Brief: Will you repeat only the lines from the one with "Emit a component" through the one with "import * as d3 from 'd3';", both included, leaving every picture out?

Dataset content:
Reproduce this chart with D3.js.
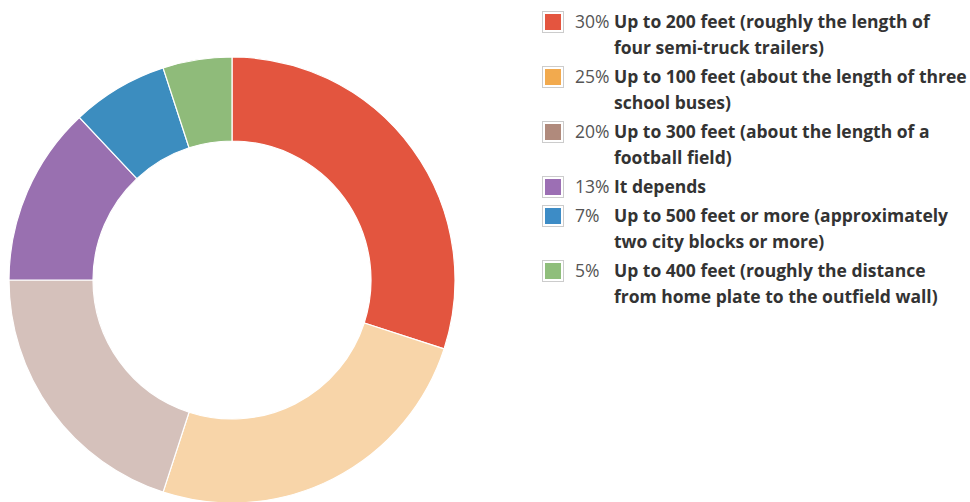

---

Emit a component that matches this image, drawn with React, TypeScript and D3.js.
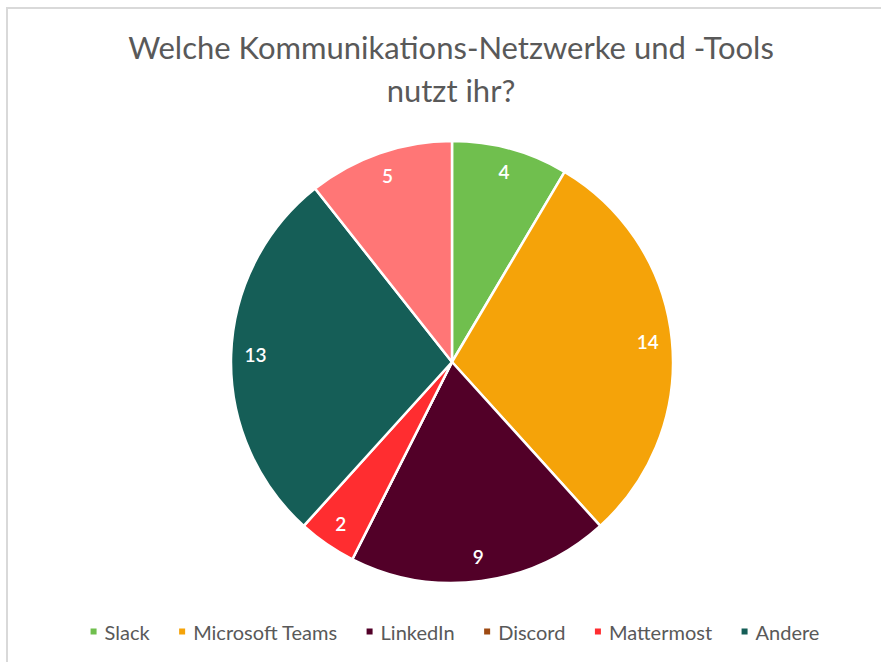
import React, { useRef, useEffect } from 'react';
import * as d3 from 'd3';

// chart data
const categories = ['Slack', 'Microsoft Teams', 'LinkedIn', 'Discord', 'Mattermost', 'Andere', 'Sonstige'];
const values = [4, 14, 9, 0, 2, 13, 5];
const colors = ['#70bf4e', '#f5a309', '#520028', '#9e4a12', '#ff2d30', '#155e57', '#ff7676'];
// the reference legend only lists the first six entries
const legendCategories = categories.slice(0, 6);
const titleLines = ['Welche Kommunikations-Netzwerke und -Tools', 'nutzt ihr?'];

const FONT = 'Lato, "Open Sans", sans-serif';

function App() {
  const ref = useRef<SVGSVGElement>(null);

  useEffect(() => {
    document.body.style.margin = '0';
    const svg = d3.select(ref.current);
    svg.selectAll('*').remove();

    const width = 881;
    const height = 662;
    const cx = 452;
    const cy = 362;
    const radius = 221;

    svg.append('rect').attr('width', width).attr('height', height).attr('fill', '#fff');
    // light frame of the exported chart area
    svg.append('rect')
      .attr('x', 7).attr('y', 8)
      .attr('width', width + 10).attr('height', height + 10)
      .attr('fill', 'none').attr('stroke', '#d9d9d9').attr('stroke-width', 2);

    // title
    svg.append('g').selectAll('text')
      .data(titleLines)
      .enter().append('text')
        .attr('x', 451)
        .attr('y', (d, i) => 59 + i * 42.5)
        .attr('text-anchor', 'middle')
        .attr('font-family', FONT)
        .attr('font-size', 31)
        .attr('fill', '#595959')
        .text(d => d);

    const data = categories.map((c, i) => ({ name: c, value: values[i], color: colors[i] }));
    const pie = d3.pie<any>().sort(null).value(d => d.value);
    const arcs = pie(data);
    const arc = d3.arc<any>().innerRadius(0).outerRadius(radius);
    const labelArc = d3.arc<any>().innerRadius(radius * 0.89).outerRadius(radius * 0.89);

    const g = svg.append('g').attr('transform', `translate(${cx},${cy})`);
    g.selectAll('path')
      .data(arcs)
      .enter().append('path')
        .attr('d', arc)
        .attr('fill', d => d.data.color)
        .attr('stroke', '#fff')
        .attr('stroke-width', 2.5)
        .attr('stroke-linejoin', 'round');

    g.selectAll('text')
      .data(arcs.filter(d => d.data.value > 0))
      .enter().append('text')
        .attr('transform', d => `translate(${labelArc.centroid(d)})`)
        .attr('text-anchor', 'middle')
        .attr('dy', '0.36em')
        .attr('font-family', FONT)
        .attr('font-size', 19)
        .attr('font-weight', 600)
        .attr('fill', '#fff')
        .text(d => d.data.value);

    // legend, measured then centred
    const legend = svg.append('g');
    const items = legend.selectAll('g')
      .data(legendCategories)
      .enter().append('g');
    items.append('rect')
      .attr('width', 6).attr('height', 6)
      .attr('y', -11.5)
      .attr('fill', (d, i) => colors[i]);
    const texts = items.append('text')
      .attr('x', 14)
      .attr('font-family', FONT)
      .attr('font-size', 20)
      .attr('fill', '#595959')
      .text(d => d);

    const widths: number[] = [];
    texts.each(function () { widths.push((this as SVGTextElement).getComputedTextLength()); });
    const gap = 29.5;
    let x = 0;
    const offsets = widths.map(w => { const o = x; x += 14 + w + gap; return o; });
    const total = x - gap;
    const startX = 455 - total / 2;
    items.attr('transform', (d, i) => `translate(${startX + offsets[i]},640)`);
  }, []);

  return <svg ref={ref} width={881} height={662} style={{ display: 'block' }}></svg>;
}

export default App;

Complete output:
Emit a component that matches this image, drawn with React, TypeScript and D3.js.
import React, { useRef, useEffect } from 'react';
import * as d3 from 'd3';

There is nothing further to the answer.